Jeremy Corbyn's maximum wage plan would be a disaster

A cap on earnings would be bad for the economy - and have little impact on inequality.

by Jack Torrance
Last Updated: 10 Jan 2017

So this is Jeremy Corbyn in full ‘Donald Trump mode’. In the hope of reversing his party’s massive decline in popularity, the Labour leader is attempting to ape the no holds barred style that won November’s election across the pond. Instead of Mexico and China, Corbyn’s populist target of choice is the business elite – and footballers – who he says are paid too much.

On the Today programme this morning he said he ‘would like to see some kind of maximum earnings limit’. Though it doesn’t seem to be official party policy just yet, Corbyn said he was looking at ‘the inequality of the grotesque levels of difference between the average wages paid in our society and the telephone number salaries paid at the top of it.’ Corbyn neglected to say whether he had a particular level in mind, except that it would be higher than the £138,000 he earns.

That Corbyn and the Labour party are concerned about equality isn’t remarkable. There are big gaps between the richest and poorest, which makes it harder for us to have a cohesive society. Even from a ruthlessly capitalist viewpoint, if workers don’t feel like they have a stake in the world they live in then they are hardly going to feel incentivised to be productive. This could have something to do with our stubbornly bottom-of-the-table productivity figures here in the UK.

Tackling this inequality is not a bad idea in itself. But Corbyn’s proposed solution is absurdly simplistic and would cause a great many more economic problems than it would solve. For a start there’s the well-worn argument about scaring off the brightest and best. UK Plc remains a magnet for the cream of the global business crop. But faced with a cap on earnings it’s extremely likely that the internationally mobile business elite would decide that New York, Singapore or even in Paris is a better bet than the UK.

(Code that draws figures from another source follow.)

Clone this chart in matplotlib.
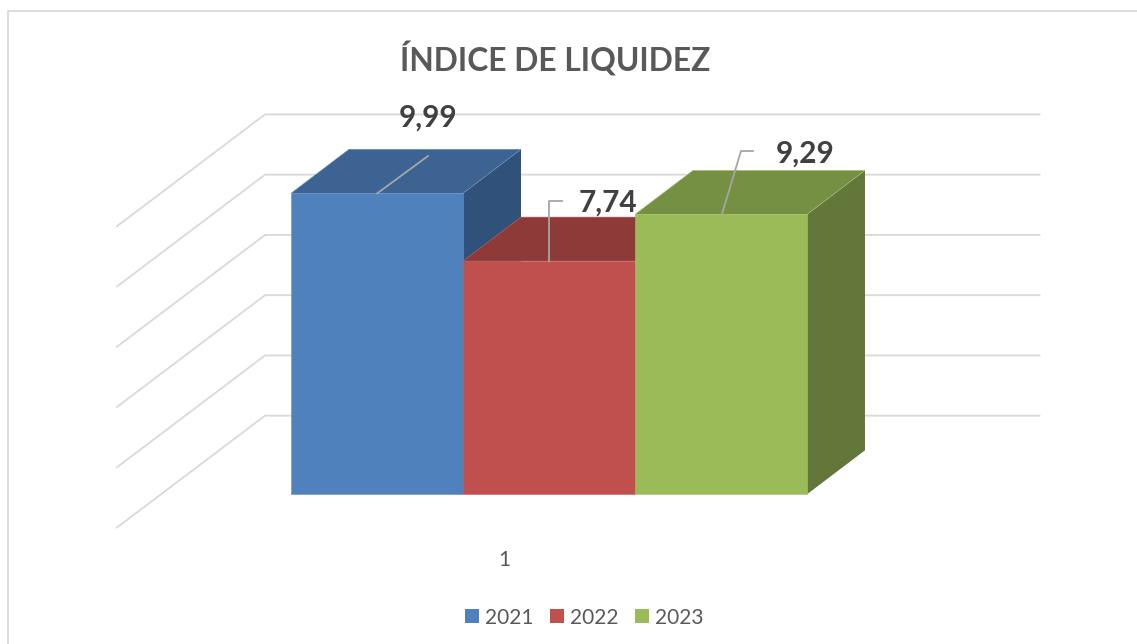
import matplotlib
matplotlib.use("Agg")
import matplotlib.pyplot as plt
from matplotlib.patches import Patch

plt.rcParams['font.family'] = ['Lato', 'DejaVu Sans']

years = ['2021', '2022', '2023']
values = [9.99, 7.74, 9.29]
value_labels = ['9,99', '7,74', '9,29']
grid_values = [0, 2, 4, 6, 8, 10]
front_colors = ['#4F81BD', '#C0504D', '#9BBB59']
top_colors = ['#3D6392', '#8E3A39', '#758F43']
side_colors = ['#30527A', '#8E3A39', '#63773A']
edge_colors = ['#6A90C4', '#C8625F', '#A6C36E']

W, H = 1137, 644
# one x unit is a bar width, one y unit is one value unit on the front face
PX_X = 172.0
PX_Y = 30.13
X0_PX = 291.0
Y0_PX = 494.3

def px(x, y):
    return (x - X0_PX) / PX_X, (Y0_PX - y) / PX_Y

fig = plt.figure(figsize=(W / 100, H / 100), dpi=100)
ax = fig.add_axes([0, 0, 1, 1])
ax.set_xlim(px(0, 0)[0], px(W, 0)[0])
ax.set_ylim(px(0, H)[1], px(0, 0)[1])
ax.set_axis_off()

# chart frame, only top and left show in the crop
ax.plot(*zip(px(7.5, H), px(7.5, 10.5), px(W, 10.5)), color='#D9D9D9', lw=1.3, zorder=1)

# depth of the bars
dx = 58 / PX_X
dy = 44 / PX_Y

# gridlines on the side wall and back wall
wall_x = px(265, 0)[0]
tip_x = px(117, 0)[0]
right_x = px(1039.5, 0)[0]
wall_base = px(0, 415.7)[1]
tip_base = px(0, 527.5)[1]
for v in grid_values:
    ax.plot([tip_x, wall_x, right_x], [tip_base + v, wall_base + v, wall_base + v],
            color='#D9D9D9', lw=1.3, zorder=1, solid_joinstyle='miter')

# bars, left to right so the next one covers the previous one
for i, v in enumerate(values):
    z = 2 + i
    ax.fill([i + 1, i + 1 + dx, i + 1 + dx, i + 1], [0, dy, v + dy, v],
            color=side_colors[i], lw=0, zorder=z)
    ax.fill([i, i + dx, i + 1 + dx, i + 1], [v, v + dy, v + dy, v],
            facecolor=top_colors[i], edgecolor=edge_colors[i], lw=0.4, zorder=z)
    ax.bar(i + 0.5, v, width=1, color=front_colors[i], edgecolor=edge_colors[i], lw=0.4, zorder=z)

# leader lines of the data labels
ax.plot(*zip(px(377, 193.5), px(428, 156)), color='#A6A6A6', lw=1.3, zorder=8)
ax.plot(*zip(px(549, 261), px(549, 201), px(562, 201)), color='#A6A6A6', lw=1.3, zorder=8)
ax.plot(*zip(px(722, 214), px(741, 151), px(753, 151)), color='#A6A6A6', lw=1.3, zorder=8)

label_pos = [(428, 117.5), (608, 202.5), (805, 153.5)]
for (x, y), s in zip(label_pos, value_labels):
    ax.text(*px(x, y), s, fontsize=21.5, fontweight='bold', color='#404040',
            ha='center', va='center', zorder=9)

ax.text(*px(555.5, 59.5), 'ÍNDICE DE LIQUIDEZ', fontsize=22.9, fontweight='bold',
        color='#595959', ha='center', va='center')
ax.text(*px(504.5, 560), '1', fontsize=15, color='#595959', ha='center', va='center')

handles = [Patch(facecolor=c, edgecolor='none') for c in front_colors]
ax.legend(handles, years, ncol=3, loc='center', bbox_to_anchor=(584 / W, 1 - 617.5 / H),
          bbox_transform=fig.transFigure, frameon=False, fontsize=15, labelcolor='#595959',
          handlelength=0.67, handleheight=0.67, handletextpad=0.29, columnspacing=0.8)

fig.savefig('out.png', dpi=100)
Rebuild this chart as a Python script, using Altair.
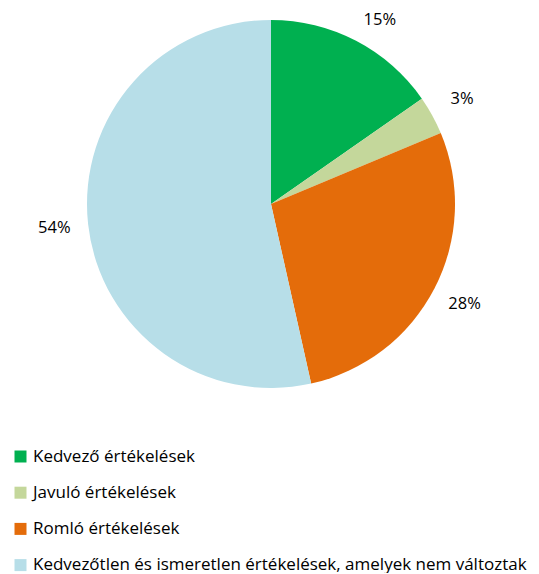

Of course people choose where to live and work based on more than their salary. But at a time when Britain needs to be demonstrating its openness to the world and its appetite for inward investment, this would send a disastrously wrong message.

It’s not clear whether such a cap would extend to capital gains, either. If it didn’t, it would be ineffective in combating inequality; many of society’s richest owe their wealth to investment (especially in property) or the sale of their own businesses. Cast your eye along the upper echelons of the Sunday Times Rich List and you’ll find few who are there because they earned a high salary. Sir Martin Sorrell, the FTSE 100’s highest-paid boss, is way down in 288th.

On the other hand if capital gains were included in the cap, that would be even worse, at a stroke massively disincentivising entrepreneurship and penalising those who may have worked for little or no salary, when the time comes to sell their creation. It would also deter inward investment as those high net-worths that presently decide to make Britain their home (oiling the wheels of the economy in the process) would surely head elsewhere else less doctrinaire about how rich they were allowed to be.

With their salaries available for the public to see, the CEOs of listed companies are an easy target, but making them poorer will make our economy less competitive while doing little to actually address inequality.

Bur however bad it may be as economics, that doesn’t mean it’s bad politics. A YouGov poll found that 44% of people would oppose a £1m cap on salaries, but 39% of people said they liked the idea (the current government won the last election with just 36% of the vote).

Corbyn’s words have certainly generated a lot of media coverage. Most of it has been negative but as we saw in the states, that’s not always a bad thing. Expect more unworkable, attention-grabbing policies from Corbyn in the near-future. Free iPhones for every voter, Jeremy?

Update: In his speech this afternoon Corbyn proposed capping the pay of bosses whose firms have a government contract at 20 times that of their lowest paid worker, which would likely work out as £350,000. That would be bad news for the CEOs of outsourcing firms Serco, G4S and Mitie, who all made 7 figures last year.